La Voz de Galicia

A los narcos casi siempre les pierde lo mismo: la vanidad. Suelen ser muy inteligentes y duros, pragmáticos. Se acostumbran pronto a ganar tanto dinero como quieren, mucho más del que necesita un país entero de buen tamaño: recordarán que Pablo Escobar se ofreció a pagar él solito la deuda externa de Colombia o que, como ya no sabía qué hacer con tantos billetes, como no había lavadoras de dinero capaces de procesar tanta colada, los metía bajo tierra y aún siguen apareciendo. Se acostumbran también al poder: controlan ejércitos de sicarios, disponen de medios avanzadísimos, no se paran a contar los muertos porque la gente les pertenece. El negocio funciona así: les sirves o no. Lo tienen todo, pero pasan la vida escondidos y parece improbable que la historia termine tratándolos bien.
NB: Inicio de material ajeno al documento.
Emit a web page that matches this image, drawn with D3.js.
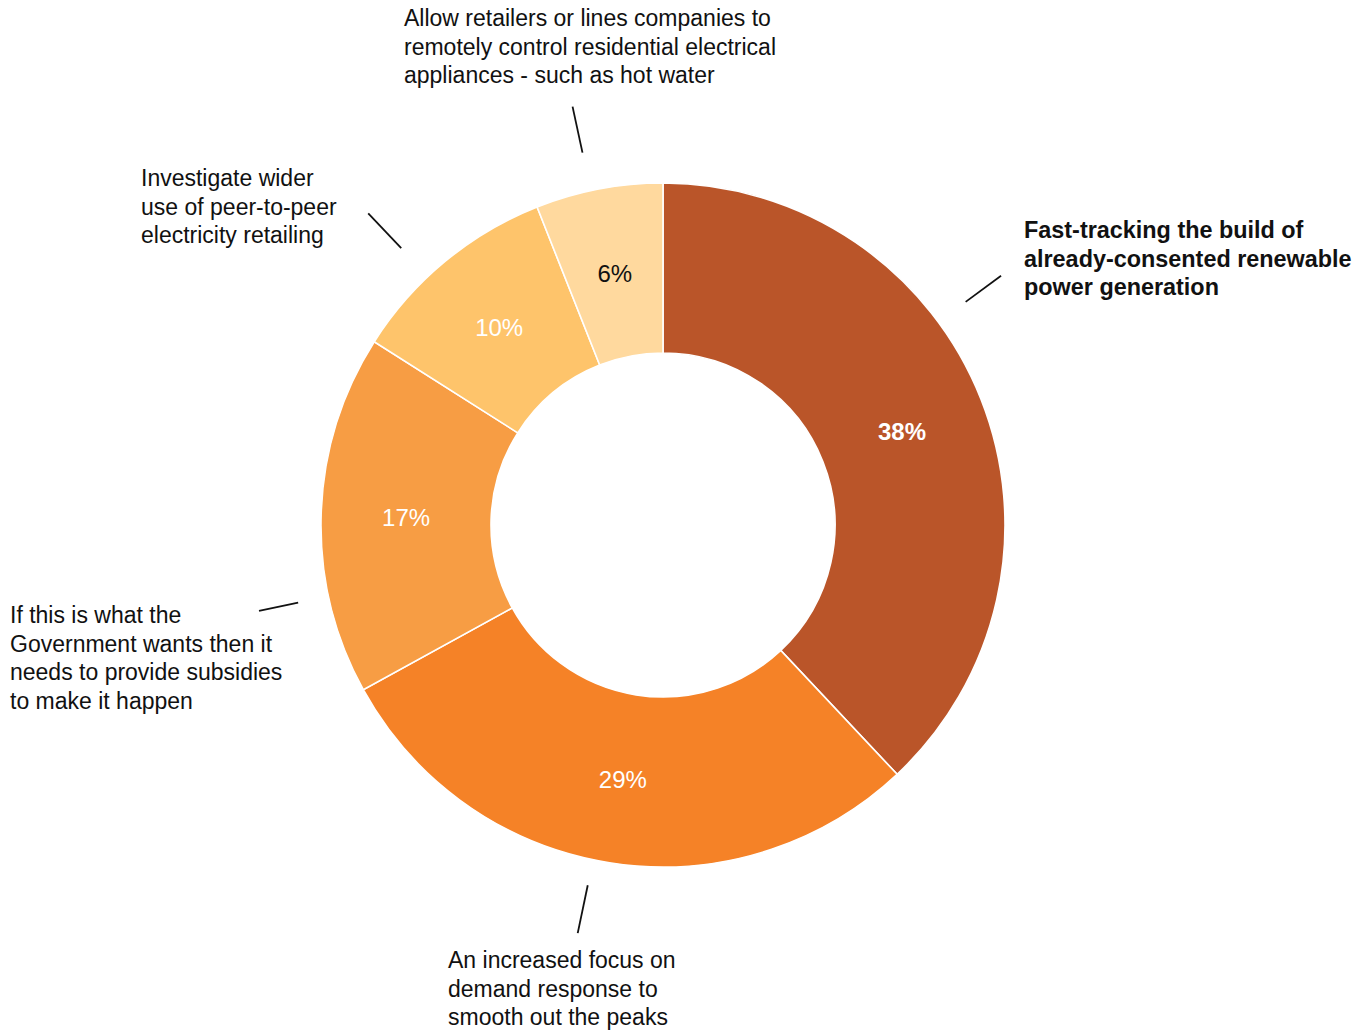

Por eso encargan corridos que canten sus hazañas y mausoleos enormes que las recuerden. Vale la pena, por ejemplo, visitar el cementerio de Medellín, donde algunos se llevaron a la tumba grabaciones sin fin de sus canciones preferidas. Es su forma de colarse en la historia. Pablo Escobar o el Chapo no se conformaron con tan poco. Escobar intentó la política y el Chapo, el cine. Muy probablemente, ambos se sirvieron de importantes agencias de comunicación para que la gente los viera como ellos se veían a sí mismos: grandes líderes, hombres con una visión imponente para los negocios.

Horteras vanidosos y sin clase, por eso se perdieron. Pablo Escobar llegó a construir su propia cárcel. Otros son más discretos y ahí siguen disponiendo de la vida de tantos, admirados por la gente que desprecian, ya encerrados en su propia cárcel sin darse cuenta, sin dedicarse al narcotráfico siquiera.